─── Provided data

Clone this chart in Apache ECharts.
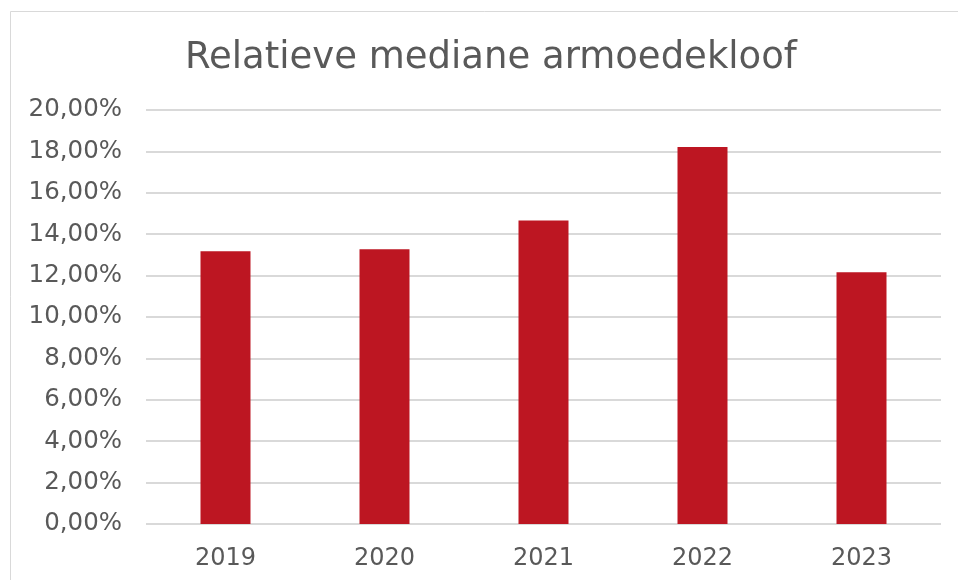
<!DOCTYPE html>
<html>
<head>
<meta charset="utf-8">
<script src="https://cdn.jsdelivr.net/npm/echarts@6/dist/echarts.min.js"></script>
<style>
html,body{margin:0;padding:0;background:#fff;}
#chart{width:958px;height:580px;}
</style>
</head>
<body>
<div id="chart"></div>
<script>
const title = 'Relatieve mediane armoedekloof';
const categories = ['2019', '2020', '2021', '2022', '2023'];
const values = [13.18, 13.27, 14.66, 18.21, 12.16];
const yMin = 0, yMax = 20, yInterval = 2;

const chart = echarts.init(document.getElementById('chart'), null, {renderer: 'canvas'});
chart.setOption({
  animation: false,
  backgroundColor: '#ffffff',
  textStyle: {fontFamily: 'DejaVu Sans'},
  title: {
    text: title,
    left: 185,
    top: 40,
    padding: 0,
    textStyle: {fontFamily: 'DejaVu Sans', fontSize: 37, fontWeight: 'normal', color: '#595959'}
  },
  graphic: [{
    type: 'rect',
    shape: {x: 10.5, y: 11.5, width: 1000, height: 700},
    style: {fill: 'none', stroke: '#d9d9d9', lineWidth: 1},
    silent: true
  }],
  grid: {left: 146, right: 17, top: 110, bottom: 56, containLabel: false},
  xAxis: {
    type: 'category',
    data: categories,
    axisLine: {show: false},
    axisTick: {show: false},
    axisLabel: {fontFamily: 'DejaVu Sans', fontSize: 24, color: '#595959', margin: 23}
  },
  yAxis: {
    type: 'value',
    min: yMin, max: yMax, interval: yInterval,
    axisLine: {show: false},
    axisTick: {show: false},
    splitLine: {lineStyle: {color: '#d9d9d9', width: 2}},
    axisLabel: {
      fontFamily: 'DejaVu Sans', fontSize: 24.5, color: '#595959', margin: 24,
      formatter: v => v.toFixed(2).replace('.', ',') + '%'
    }
  },
  series: [{
    type: 'bar',
    data: values,
    barWidth: 50,
    itemStyle: {color: '#BD1622'}
  }]
});
</script>
</body>
</html>
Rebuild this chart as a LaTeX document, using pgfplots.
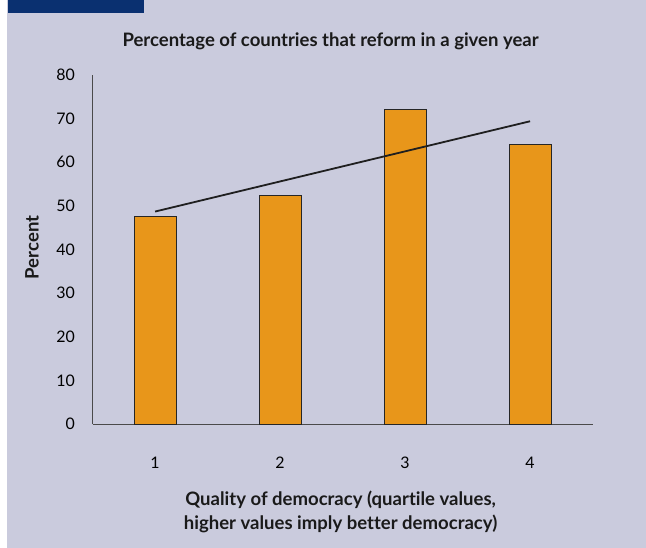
\documentclass[border=0pt]{standalone}
\usepackage{pgfplots}
\pgfplotsset{compat=1.18}
\usepackage{fontspec}
\setmainfont{Lato}[Ligatures={NoCommon}]
\definecolor{bg}{HTML}{CACBDD}
\definecolor{navy}{HTML}{0A3070}
\definecolor{barfill}{HTML}{E8961A}
\definecolor{axisgray}{HTML}{4A4A4A}
\definecolor{txt}{HTML}{1A1A1A}
\begin{document}
\begin{tikzpicture}[x=1bp,y=1bp]
\path[use as bounding box] (0,0) rectangle (646,-548);
\fill[white] (0,0) rectangle (646,-548);
\fill[bg] (7,0) rectangle (646,-548);
\fill[navy] (8,0) rectangle (144,-12.7);
\begin{axis}[
  at={(92.6bp,-424bp)}, anchor=south west,
  scale only axis, width=500bp, height=349bp,
  xmin=0.5, xmax=4.5, ymin=0, ymax=80,
  axis x line*=bottom, axis y line*=left,
  axis line style={axisgray, line width=0.9bp, -},
  xtick={1,2,3,4}, ytick={0,10,...,80},
  major tick length=0pt,
  tick label style={font=\fontsize{16}{19}\selectfont, text=black, inner sep=0pt},
  /pgf/number format/assume math mode=true,
  xticklabel style={anchor=north, yshift=-32.5bp},
  yticklabel style={anchor=east, xshift=-17.5bp},
  title={Percentage of countries that reform in a given year},
  title style={font=\bfseries\fontsize{18.6}{22}\selectfont, text=txt, inner sep=0pt, anchor=base, at={(axis description cs:0.476,1)}, yshift=23bp},
  ylabel={Percent},
  ylabel style={font=\bfseries\fontsize{18.6}{22}\selectfont, text=txt, inner sep=0pt, anchor=center, at={(axis description cs:-0.1212,0.506)}},
  xlabel={Quality of democracy (quartile values,\\higher values imply better democracy)},
  xlabel style={font=\bfseries\fontsize{18.6}{24.2}\selectfont, text=txt, inner sep=0pt, align=center, anchor=north, at={(axis description cs:0.496,0)}, yshift=-67bp},
  clip=false,
]
\addplot[ybar, bar width=0.336, fill=barfill, draw=black!85, line width=0.7bp]
  coordinates {(1,47.5) (2,52.3) (3,72.2) (4,64.1)};
\addplot[black!88, line width=1.8bp]
  coordinates {(1,48.7) (4,69.4)};
\end{axis}
\end{tikzpicture}
\end{document}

──────

**Task goal:** Your answer should be one number: how many lines of the listing include the word "this".

**Complete answer:** 2